BEGIN Given data
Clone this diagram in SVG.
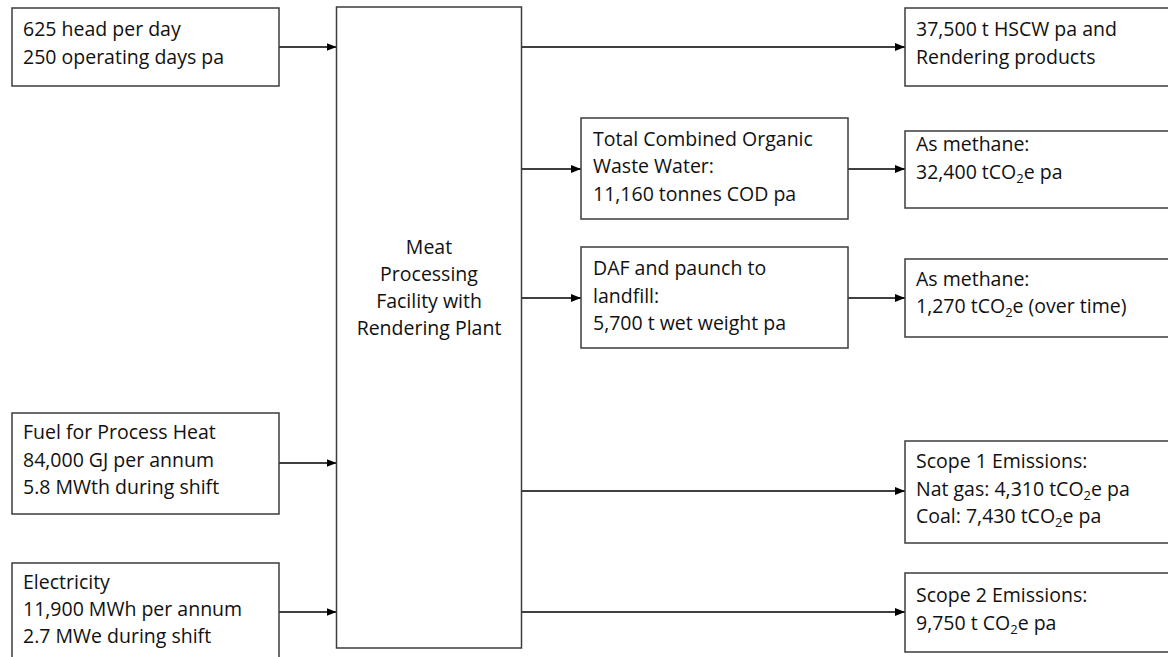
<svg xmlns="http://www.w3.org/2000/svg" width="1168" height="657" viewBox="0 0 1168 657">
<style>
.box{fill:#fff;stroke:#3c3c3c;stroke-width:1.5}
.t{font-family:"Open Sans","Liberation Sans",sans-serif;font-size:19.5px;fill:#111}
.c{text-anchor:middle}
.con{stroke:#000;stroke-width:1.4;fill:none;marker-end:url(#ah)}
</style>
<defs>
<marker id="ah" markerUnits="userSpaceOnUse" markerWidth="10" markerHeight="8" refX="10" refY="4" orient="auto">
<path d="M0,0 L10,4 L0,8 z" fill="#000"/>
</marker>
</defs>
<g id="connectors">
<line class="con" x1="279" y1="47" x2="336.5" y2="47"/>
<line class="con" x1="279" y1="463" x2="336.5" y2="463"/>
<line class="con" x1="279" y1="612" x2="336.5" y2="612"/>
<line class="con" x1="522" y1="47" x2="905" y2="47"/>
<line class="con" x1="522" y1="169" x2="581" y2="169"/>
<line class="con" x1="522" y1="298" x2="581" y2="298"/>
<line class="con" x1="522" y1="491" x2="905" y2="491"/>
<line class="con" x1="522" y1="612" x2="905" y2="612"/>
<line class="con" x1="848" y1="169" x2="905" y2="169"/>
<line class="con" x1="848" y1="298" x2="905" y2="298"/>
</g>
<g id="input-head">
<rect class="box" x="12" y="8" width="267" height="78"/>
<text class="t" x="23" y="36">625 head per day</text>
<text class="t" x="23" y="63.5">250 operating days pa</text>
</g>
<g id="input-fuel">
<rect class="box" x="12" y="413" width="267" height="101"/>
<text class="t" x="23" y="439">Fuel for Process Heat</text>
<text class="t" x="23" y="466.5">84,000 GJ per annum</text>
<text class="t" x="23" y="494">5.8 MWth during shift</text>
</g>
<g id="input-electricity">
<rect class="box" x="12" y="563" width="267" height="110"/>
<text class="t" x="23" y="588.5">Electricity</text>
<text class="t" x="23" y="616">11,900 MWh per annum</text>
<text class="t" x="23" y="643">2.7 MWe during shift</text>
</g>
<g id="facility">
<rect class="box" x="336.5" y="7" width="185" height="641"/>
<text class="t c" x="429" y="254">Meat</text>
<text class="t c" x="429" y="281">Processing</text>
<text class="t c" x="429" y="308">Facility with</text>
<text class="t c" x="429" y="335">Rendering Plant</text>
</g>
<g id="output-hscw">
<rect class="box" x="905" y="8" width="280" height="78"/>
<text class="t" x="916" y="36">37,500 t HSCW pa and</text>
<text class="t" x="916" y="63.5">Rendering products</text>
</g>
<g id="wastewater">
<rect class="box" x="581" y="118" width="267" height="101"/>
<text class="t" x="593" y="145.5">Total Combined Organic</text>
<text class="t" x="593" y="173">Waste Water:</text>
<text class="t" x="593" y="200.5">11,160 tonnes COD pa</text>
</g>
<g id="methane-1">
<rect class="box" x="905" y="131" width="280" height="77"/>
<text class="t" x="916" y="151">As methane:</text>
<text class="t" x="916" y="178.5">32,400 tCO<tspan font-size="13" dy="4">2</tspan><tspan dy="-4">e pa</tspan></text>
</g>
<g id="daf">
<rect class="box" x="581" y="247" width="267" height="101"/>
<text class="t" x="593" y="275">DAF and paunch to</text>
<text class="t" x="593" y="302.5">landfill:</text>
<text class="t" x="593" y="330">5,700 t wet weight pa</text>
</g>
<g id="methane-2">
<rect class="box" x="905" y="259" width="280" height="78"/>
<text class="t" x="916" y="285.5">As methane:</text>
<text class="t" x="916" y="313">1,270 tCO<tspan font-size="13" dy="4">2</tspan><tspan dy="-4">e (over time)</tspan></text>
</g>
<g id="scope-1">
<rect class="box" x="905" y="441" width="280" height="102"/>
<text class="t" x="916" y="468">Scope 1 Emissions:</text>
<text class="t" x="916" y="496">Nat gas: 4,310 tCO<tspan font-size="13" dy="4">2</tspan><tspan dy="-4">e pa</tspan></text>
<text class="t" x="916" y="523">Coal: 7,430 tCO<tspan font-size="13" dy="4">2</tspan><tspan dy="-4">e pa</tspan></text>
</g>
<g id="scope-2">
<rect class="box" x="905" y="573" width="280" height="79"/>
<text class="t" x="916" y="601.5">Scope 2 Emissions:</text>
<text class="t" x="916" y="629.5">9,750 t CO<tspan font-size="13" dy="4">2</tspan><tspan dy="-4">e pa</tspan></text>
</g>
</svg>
END Given data
> **Work to do**
Give all the lines above again, character for character, without pictures.

> **Task response**
Clone this diagram in SVG.
<svg xmlns="http://www.w3.org/2000/svg" width="1168" height="657" viewBox="0 0 1168 657">
<style>
.box{fill:#fff;stroke:#3c3c3c;stroke-width:1.5}
.t{font-family:"Open Sans","Liberation Sans",sans-serif;font-size:19.5px;fill:#111}
.c{text-anchor:middle}
.con{stroke:#000;stroke-width:1.4;fill:none;marker-end:url(#ah)}
</style>
<defs>
<marker id="ah" markerUnits="userSpaceOnUse" markerWidth="10" markerHeight="8" refX="10" refY="4" orient="auto">
<path d="M0,0 L10,4 L0,8 z" fill="#000"/>
</marker>
</defs>
<g id="connectors">
<line class="con" x1="279" y1="47" x2="336.5" y2="47"/>
<line class="con" x1="279" y1="463" x2="336.5" y2="463"/>
<line class="con" x1="279" y1="612" x2="336.5" y2="612"/>
<line class="con" x1="522" y1="47" x2="905" y2="47"/>
<line class="con" x1="522" y1="169" x2="581" y2="169"/>
<line class="con" x1="522" y1="298" x2="581" y2="298"/>
<line class="con" x1="522" y1="491" x2="905" y2="491"/>
<line class="con" x1="522" y1="612" x2="905" y2="612"/>
<line class="con" x1="848" y1="169" x2="905" y2="169"/>
<line class="con" x1="848" y1="298" x2="905" y2="298"/>
</g>
<g id="input-head">
<rect class="box" x="12" y="8" width="267" height="78"/>
<text class="t" x="23" y="36">625 head per day</text>
<text class="t" x="23" y="63.5">250 operating days pa</text>
</g>
<g id="input-fuel">
<rect class="box" x="12" y="413" width="267" height="101"/>
<text class="t" x="23" y="439">Fuel for Process Heat</text>
<text class="t" x="23" y="466.5">84,000 GJ per annum</text>
<text class="t" x="23" y="494">5.8 MWth during shift</text>
</g>
<g id="input-electricity">
<rect class="box" x="12" y="563" width="267" height="110"/>
<text class="t" x="23" y="588.5">Electricity</text>
<text class="t" x="23" y="616">11,900 MWh per annum</text>
<text class="t" x="23" y="643">2.7 MWe during shift</text>
</g>
<g id="facility">
<rect class="box" x="336.5" y="7" width="185" height="641"/>
<text class="t c" x="429" y="254">Meat</text>
<text class="t c" x="429" y="281">Processing</text>
<text class="t c" x="429" y="308">Facility with</text>
<text class="t c" x="429" y="335">Rendering Plant</text>
</g>
<g id="output-hscw">
<rect class="box" x="905" y="8" width="280" height="78"/>
<text class="t" x="916" y="36">37,500 t HSCW pa and</text>
<text class="t" x="916" y="63.5">Rendering products</text>
</g>
<g id="wastewater">
<rect class="box" x="581" y="118" width="267" height="101"/>
<text class="t" x="593" y="145.5">Total Combined Organic</text>
<text class="t" x="593" y="173">Waste Water:</text>
<text class="t" x="593" y="200.5">11,160 tonnes COD pa</text>
</g>
<g id="methane-1">
<rect class="box" x="905" y="131" width="280" height="77"/>
<text class="t" x="916" y="151">As methane:</text>
<text class="t" x="916" y="178.5">32,400 tCO<tspan font-size="13" dy="4">2</tspan><tspan dy="-4">e pa</tspan></text>
</g>
<g id="daf">
<rect class="box" x="581" y="247" width="267" height="101"/>
<text class="t" x="593" y="275">DAF and paunch to</text>
<text class="t" x="593" y="302.5">landfill:</text>
<text class="t" x="593" y="330">5,700 t wet weight pa</text>
</g>
<g id="methane-2">
<rect class="box" x="905" y="259" width="280" height="78"/>
<text class="t" x="916" y="285.5">As methane:</text>
<text class="t" x="916" y="313">1,270 tCO<tspan font-size="13" dy="4">2</tspan><tspan dy="-4">e (over time)</tspan></text>
</g>
<g id="scope-1">
<rect class="box" x="905" y="441" width="280" height="102"/>
<text class="t" x="916" y="468">Scope 1 Emissions:</text>
<text class="t" x="916" y="496">Nat gas: 4,310 tCO<tspan font-size="13" dy="4">2</tspan><tspan dy="-4">e pa</tspan></text>
<text class="t" x="916" y="523">Coal: 7,430 tCO<tspan font-size="13" dy="4">2</tspan><tspan dy="-4">e pa</tspan></text>
</g>
<g id="scope-2">
<rect class="box" x="905" y="573" width="280" height="79"/>
<text class="t" x="916" y="601.5">Scope 2 Emissions:</text>
<text class="t" x="916" y="629.5">9,750 t CO<tspan font-size="13" dy="4">2</tspan><tspan dy="-4">e pa</tspan></text>
</g>
</svg>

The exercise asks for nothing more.